Wherever the word "matplotlib" appears in the entries, copy the whole line.

Material for the task:
■ ■ ■ ■ ■
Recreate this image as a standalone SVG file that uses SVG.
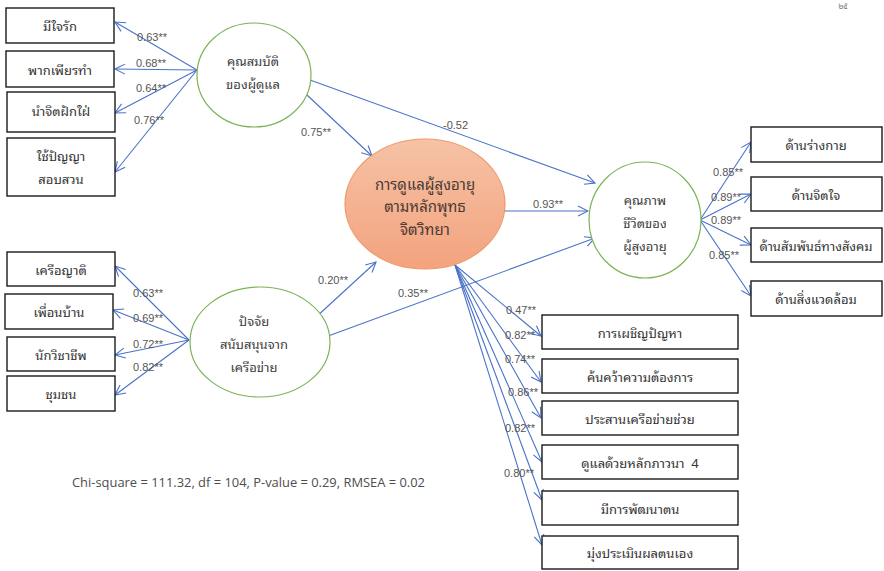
■ ■ ■ ■ ■
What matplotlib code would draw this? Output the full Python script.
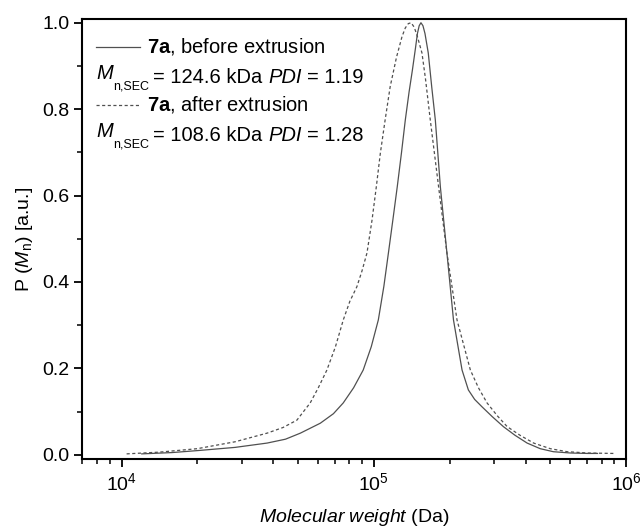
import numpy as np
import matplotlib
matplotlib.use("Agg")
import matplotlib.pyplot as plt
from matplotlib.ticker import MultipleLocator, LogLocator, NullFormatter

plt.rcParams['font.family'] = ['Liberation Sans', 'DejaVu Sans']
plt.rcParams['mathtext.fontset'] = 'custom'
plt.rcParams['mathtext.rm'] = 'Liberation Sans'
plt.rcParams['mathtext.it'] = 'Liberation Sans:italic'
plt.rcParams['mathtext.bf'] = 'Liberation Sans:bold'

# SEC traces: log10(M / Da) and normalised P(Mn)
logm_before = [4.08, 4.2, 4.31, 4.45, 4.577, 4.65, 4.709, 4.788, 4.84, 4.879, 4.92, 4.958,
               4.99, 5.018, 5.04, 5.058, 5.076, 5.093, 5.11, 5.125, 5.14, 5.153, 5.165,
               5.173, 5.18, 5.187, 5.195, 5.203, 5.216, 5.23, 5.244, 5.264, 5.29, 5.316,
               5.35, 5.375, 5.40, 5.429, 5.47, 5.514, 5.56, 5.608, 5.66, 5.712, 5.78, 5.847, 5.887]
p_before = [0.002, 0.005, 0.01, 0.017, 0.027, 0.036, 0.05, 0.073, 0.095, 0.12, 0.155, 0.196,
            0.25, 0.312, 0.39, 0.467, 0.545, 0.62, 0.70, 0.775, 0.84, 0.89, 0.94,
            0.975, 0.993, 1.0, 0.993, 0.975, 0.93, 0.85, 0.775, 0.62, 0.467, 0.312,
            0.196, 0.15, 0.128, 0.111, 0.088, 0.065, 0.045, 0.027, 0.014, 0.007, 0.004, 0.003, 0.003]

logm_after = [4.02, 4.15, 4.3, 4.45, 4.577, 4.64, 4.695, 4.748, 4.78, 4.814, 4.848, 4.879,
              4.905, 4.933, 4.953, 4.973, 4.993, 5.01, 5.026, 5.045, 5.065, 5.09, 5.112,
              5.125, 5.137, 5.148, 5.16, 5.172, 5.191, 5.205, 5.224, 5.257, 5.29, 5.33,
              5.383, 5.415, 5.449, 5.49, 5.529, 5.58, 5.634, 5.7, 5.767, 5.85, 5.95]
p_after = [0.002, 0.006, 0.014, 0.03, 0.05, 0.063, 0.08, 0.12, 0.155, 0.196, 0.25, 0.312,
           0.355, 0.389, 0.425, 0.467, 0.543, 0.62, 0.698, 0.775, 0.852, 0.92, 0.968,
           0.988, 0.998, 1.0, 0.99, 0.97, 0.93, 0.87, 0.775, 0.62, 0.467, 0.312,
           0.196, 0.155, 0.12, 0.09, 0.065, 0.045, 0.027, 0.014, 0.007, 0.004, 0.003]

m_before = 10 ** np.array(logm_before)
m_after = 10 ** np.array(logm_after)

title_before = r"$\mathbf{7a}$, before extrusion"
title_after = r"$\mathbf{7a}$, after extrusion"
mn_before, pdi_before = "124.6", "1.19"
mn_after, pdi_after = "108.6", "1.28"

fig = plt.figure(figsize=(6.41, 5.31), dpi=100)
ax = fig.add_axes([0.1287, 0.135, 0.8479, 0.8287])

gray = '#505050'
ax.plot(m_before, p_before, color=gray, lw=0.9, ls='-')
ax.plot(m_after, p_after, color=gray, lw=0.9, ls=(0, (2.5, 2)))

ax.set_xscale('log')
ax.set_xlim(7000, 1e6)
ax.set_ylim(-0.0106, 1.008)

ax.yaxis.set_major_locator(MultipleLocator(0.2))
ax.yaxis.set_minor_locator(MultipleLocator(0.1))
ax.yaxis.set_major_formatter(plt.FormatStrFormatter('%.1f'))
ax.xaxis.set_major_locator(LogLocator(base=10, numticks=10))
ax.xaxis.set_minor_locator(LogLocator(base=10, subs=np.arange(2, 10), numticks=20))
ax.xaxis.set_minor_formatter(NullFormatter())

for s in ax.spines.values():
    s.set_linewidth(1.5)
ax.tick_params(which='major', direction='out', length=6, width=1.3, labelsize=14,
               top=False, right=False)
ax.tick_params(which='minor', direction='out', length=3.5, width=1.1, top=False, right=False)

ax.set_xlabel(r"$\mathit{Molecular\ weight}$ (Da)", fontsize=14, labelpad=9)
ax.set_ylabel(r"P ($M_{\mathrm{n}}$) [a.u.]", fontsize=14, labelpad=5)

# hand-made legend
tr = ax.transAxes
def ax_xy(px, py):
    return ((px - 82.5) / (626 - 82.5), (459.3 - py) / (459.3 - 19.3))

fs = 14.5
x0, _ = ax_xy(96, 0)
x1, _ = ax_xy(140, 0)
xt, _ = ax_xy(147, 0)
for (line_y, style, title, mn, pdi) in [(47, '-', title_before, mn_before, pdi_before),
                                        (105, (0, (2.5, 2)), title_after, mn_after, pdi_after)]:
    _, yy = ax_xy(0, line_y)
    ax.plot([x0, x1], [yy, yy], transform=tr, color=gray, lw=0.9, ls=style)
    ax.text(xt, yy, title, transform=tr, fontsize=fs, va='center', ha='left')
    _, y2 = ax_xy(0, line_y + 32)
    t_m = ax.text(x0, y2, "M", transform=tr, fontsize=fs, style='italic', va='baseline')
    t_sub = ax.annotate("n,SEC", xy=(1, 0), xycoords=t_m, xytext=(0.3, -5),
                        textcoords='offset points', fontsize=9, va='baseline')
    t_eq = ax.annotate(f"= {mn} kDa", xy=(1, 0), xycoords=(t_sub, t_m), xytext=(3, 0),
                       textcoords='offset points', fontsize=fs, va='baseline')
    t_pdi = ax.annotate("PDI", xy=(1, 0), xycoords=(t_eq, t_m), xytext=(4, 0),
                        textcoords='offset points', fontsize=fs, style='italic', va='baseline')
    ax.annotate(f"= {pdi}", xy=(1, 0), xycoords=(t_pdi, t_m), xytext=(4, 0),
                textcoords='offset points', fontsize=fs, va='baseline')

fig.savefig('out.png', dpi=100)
■ ■ ■ ■ ■
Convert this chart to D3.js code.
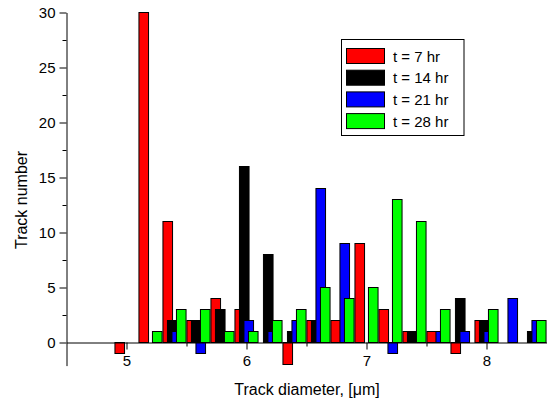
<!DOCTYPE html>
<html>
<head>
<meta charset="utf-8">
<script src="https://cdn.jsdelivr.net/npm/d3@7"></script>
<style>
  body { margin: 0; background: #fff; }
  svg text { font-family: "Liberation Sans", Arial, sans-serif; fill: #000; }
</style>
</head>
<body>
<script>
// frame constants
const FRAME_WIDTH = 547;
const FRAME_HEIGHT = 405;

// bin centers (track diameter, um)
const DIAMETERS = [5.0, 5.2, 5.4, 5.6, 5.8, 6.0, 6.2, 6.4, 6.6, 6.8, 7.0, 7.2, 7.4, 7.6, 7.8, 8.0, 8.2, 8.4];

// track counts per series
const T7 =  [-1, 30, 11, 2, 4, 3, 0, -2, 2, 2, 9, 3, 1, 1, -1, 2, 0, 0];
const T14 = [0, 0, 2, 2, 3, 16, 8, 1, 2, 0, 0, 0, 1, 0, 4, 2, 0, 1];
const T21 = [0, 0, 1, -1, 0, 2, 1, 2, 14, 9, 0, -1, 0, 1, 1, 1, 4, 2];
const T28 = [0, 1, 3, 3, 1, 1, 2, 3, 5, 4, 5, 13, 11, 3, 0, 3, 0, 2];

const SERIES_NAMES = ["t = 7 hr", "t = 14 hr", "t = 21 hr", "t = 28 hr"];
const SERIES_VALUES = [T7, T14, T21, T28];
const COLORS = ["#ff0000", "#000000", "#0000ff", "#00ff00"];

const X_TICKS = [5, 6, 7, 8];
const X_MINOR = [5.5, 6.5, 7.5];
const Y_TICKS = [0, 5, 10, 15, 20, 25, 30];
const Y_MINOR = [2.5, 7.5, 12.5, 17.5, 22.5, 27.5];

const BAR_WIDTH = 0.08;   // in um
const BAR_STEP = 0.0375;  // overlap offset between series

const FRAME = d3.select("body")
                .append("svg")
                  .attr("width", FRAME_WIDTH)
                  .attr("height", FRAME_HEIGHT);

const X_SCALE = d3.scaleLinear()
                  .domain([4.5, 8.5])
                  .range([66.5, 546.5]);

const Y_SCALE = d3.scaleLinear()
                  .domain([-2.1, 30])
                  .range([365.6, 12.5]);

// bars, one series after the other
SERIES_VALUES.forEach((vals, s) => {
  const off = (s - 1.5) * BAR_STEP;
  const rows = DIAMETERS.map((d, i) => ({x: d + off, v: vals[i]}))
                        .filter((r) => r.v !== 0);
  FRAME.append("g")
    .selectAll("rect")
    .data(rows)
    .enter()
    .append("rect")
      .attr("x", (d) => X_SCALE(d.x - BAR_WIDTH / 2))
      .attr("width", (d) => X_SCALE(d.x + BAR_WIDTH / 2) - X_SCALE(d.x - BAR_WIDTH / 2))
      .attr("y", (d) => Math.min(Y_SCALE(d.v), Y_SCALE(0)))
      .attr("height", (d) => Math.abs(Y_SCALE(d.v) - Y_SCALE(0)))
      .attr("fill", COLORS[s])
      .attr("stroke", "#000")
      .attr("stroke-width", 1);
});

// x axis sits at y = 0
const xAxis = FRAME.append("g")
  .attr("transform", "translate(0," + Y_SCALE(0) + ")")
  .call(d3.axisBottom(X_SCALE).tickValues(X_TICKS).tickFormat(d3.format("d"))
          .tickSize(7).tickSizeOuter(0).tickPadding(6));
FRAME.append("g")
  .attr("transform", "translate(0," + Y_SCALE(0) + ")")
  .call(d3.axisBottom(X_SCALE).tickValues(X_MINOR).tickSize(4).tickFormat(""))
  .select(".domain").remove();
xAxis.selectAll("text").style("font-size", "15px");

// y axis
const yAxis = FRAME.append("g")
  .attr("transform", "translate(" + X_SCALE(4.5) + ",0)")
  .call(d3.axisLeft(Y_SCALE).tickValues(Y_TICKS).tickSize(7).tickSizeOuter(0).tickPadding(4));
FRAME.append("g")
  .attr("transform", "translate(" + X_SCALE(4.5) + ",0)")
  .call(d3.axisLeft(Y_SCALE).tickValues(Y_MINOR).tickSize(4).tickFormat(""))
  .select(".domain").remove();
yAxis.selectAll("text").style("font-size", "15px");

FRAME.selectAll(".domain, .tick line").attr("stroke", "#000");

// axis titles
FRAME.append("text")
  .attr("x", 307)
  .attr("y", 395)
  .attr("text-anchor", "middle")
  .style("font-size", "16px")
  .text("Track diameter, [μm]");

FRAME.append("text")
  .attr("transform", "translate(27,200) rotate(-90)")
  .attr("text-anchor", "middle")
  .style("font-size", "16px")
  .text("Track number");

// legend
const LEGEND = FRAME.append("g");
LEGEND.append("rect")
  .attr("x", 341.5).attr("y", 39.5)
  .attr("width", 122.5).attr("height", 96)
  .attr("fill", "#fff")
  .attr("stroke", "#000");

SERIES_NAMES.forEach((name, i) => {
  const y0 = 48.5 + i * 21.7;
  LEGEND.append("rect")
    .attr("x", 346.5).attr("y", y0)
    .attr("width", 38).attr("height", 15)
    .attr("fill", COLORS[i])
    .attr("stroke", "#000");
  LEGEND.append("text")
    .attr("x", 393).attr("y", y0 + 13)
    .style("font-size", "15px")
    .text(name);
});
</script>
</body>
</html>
■ ■ ■ ■ ■
Result for this exercise:
What matplotlib code would draw this? Output the full Python script.
import matplotlib
matplotlib.use("Agg")
import matplotlib.pyplot as plt
from matplotlib.ticker import MultipleLocator, LogLocator, NullFormatter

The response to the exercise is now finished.